Notion puts this front and center on its template page while the other B2B companies are a little more guarded about it.
I think Notion’s emphasis on this is intentional and stems from their community-driven roots.
When to Leverage The Template Loop
Before you run off to copy Canva, Notion and the rest it’s important that you think through when you can successfully leverage a template loop lest you fall into the cargo culting trap.
The template loop works best in the following scenarios:
A horizontal product with lots of use cases.
Content is created by the platform as part of usage.
People are searching for that content.
Creators are excited to share this content.
Leveraging this content gives new users a head start on platform adoption.
All of the examples shown in this newsletter satisfy those 5 criteria. But what happens when not all of those criteria are satisfied? The short answer is it doesn’t work as well (or at all).
Patreon and Templates
At Patreon we leveraged templates to help creators with the onboarding experience, but they were never an effective acquisition loop.
We heard from creators that they had lots of questions when setting up their page – what are other creators doing in their category? How much should they price their offering? How many tiers and benefits should they have, etc.?
So we built a handful of templates to help with onboarding and never took it further than that.
Templates satisfied criteria 1 and 5, but not 2, 3 and 4. While a Patreon was a horizontal product with a lot of use cases we didn’t have a critical mass of prospective creators searching for podcaster templates and there was no reason for a creator to share their winning formula (template) for running membership.

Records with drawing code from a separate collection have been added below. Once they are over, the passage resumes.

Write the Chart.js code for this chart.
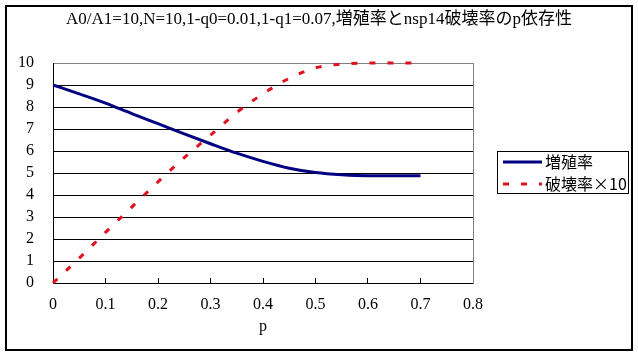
<!DOCTYPE html>
<html>
<head>
<meta charset="utf-8">
<script src="https://cdn.jsdelivr.net/npm/chart.js@4/dist/chart.umd.min.js"></script>
<style>
html,body{margin:0;padding:0;background:#fff;}
canvas{display:block;}
</style>
</head>
<body>
<canvas id="c" width="638" height="355"></canvas>
<script>
const titleText = 'A0/A1=10,N=10,1-q0=0.01,1-q1=0.07,増殖率とnsp14破壊率のp依存性';
const xAxisTitle = 'p';
const pValues = [0, 0.05, 0.1, 0.15, 0.2, 0.25, 0.3, 0.35, 0.4, 0.45, 0.5, 0.55, 0.6, 0.65, 0.7];
const growthRate = [9.0, 8.6, 8.18, 7.7, 7.24, 6.78, 6.33, 5.9, 5.53, 5.22, 5.02, 4.92, 4.88, 4.88, 4.88];
const destructionRateX10 = [0, 1.13, 2.3, 3.45, 4.6, 5.7, 6.72, 7.75, 8.6, 9.3, 9.78, 9.95, 10, 10, 10];
const seriesNames = ['増殖率', '破壊率×10'];
const xTickLabels = ['0', '0.1', '0.2', '0.3', '0.4', '0.5', '0.6', '0.7', '0.8'];
const yTickLabels = ['0', '1', '2', '3', '4', '5', '6', '7', '8', '9', '10'];

const serif = '"Liberation Serif", "Noto Sans CJK JP", serif';
const cjk = '"Noto Sans CJK JP", "Liberation Serif", sans-serif';

Chart.defaults.color = '#000';

const frame = {
  id: 'frame',
  beforeDraw(chart) {
    const ctx = chart.ctx;
    ctx.save();
    ctx.fillStyle = '#fff';
    ctx.fillRect(0, 0, chart.width, chart.height);
    ctx.strokeStyle = '#000';
    ctx.lineWidth = 2;
    ctx.strokeRect(6, 6, 626, 344);
    ctx.restore();
  }
};

const legendBox = {
  id: 'legendBox',
  afterDraw(chart) {
    const ctx = chart.ctx;
    ctx.save();
    ctx.strokeStyle = '#000';
    ctx.lineWidth = 1;
    ctx.strokeRect(497.5, 151.5, 131, 42);
    const rows = [162, 184];
    chart.data.datasets.forEach((ds, i) => {
      const y = rows[i];
      ctx.beginPath();
      ctx.strokeStyle = ds.borderColor;
      ctx.lineWidth = ds.borderWidth;
      ctx.setLineDash(ds.borderDash || []);
      ctx.moveTo(503, y);
      ctx.lineTo(542, y);
      ctx.stroke();
      ctx.setLineDash([]);
      ctx.fillStyle = '#000';
      ctx.font = '16px ' + cjk;
      ctx.textBaseline = 'middle';
      ctx.textAlign = 'left';
      ctx.fillText(ds.label, 545, y);
    });
    ctx.restore();
  }
};

new Chart(document.getElementById('c'), {
  type: 'line',
  data: {
    datasets: [
      {
        label: seriesNames[0],
        data: pValues.map((p, i) => ({x: p, y: growthRate[i]})),
        borderColor: '#000080',
        borderWidth: 3,
        pointRadius: 0,
        cubicInterpolationMode: 'monotone',
        fill: false,
        clip: 4
      },
      {
        label: seriesNames[1],
        data: pValues.map((p, i) => ({x: p, y: destructionRateX10[i]})),
        borderColor: '#e0101e',
        borderWidth: 3,
        borderDash: [6, 12],
        borderCapStyle: 'butt',
        pointRadius: 0,
        cubicInterpolationMode: 'monotone',
        fill: false,
        clip: 4
      }
    ]
  },
  options: {
    responsive: false,
    animation: false,
    devicePixelRatio: 1,
    layout: {padding: 0},
    plugins: {
      legend: {display: false},
      tooltip: {enabled: false},
      title: {
        display: true,
        text: titleText,
        color: '#000',
        font: {family: serif, size: 17, weight: 'normal'},
        padding: {top: 9.5, bottom: 33.1}
      }
    },
    scales: {
      x: {
        type: 'linear',
        position: 'bottom',
        min: 0,
        max: 0.8,
        ticks: {
          stepSize: 0.1,
          autoSkip: false,
          padding: 17.4,
          font: {family: serif, size: 16},
          callback: (v, i) => xTickLabels[i]
        },
        grid: {
          drawOnChartArea: false,
          drawTicks: true,
          tickLength: -5,
          color: '#000',
          lineWidth: 1
        },
        border: {display: true, color: '#000', width: 1},
        title: {
          display: true,
          text: xAxisTitle,
          font: {family: serif, size: 16},
          padding: {top: 0, bottom: 18.4}
        },
        afterFit: (s) => { s.height = 72; }
      },
      y: {
        type: 'linear',
        position: 'left',
        min: 0,
        max: 10,
        ticks: {
          count: 11,
          autoSkip: false,
          padding: 19,
          font: {family: serif, size: 16},
          callback: (v, i) => yTickLabels[i]
        },
        grid: {
          drawTicks: false,
          color: (c) => (c.tick && c.tick.value === 10) ? '#808080' : '#000',
          lineWidth: 1
        },
        border: {display: true, color: '#000', width: 1},
        afterFit: (s) => { s.width = 53; }
      },
      y2: {
        type: 'linear',
        position: 'right',
        min: 0,
        max: 10,
        ticks: {display: false},
        grid: {drawOnChartArea: false, drawTicks: false},
        border: {display: true, color: '#808080', width: 1},
        afterFit: (s) => { s.width = 165; }
      }
    }
  },
  plugins: [frame, legendBox]
});
</script>
</body>
</html>
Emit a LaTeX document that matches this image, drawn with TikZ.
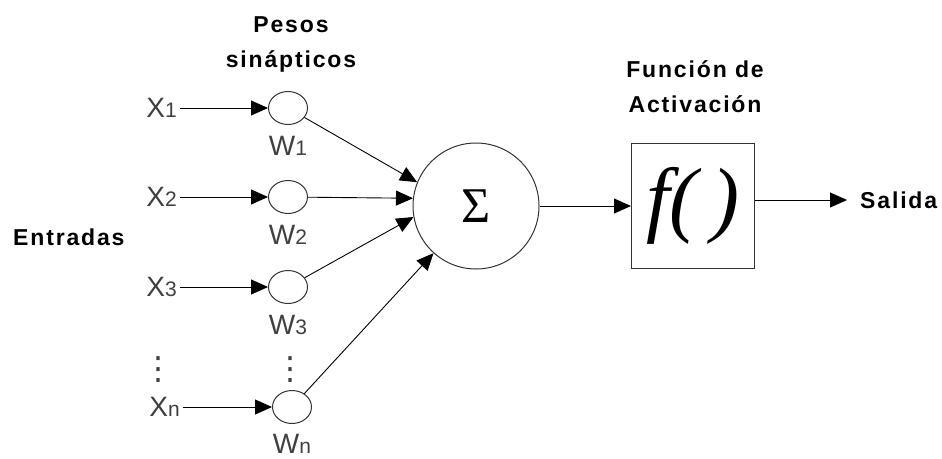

Even though we published membership templates outside of the login they were never a direct source of acquisition. In a future post I’ll share more about another one of my favorite loops which was a big source of acquisition for Patreon.
Measuring the Template Loop
Measuring the effectiveness of your Template loop requires breaking the loop down into several concrete steps and understanding those steps plus the corresponding actions or formula that connect each of them.
Step 1: A new user signs up
Step 2: A new user activates
Step 3: Those active users are added to the existing user pool to arrive at total active users
Step 4: Those total active users create a new template.
Step 5: That new template is published and appears in search results
Imagine each one of these steps is a row in a spreadsheet. Better yet, use this spreadsheet to calculate the steps and output of the loop!
Wrapping It All Up
The user generated / company distributed template loop is one of the most scalable and effective content loops. Companies like Canva, Adobe, Miro, Figma, Airtable and Notion have leveraged this loop with huge success.
But remember it doesn’t work for everyone. You’ll want to make sure you’ve got a horizontal product with lots of use cases and that content (that people are searching for) is created on the platform as part of regular usage.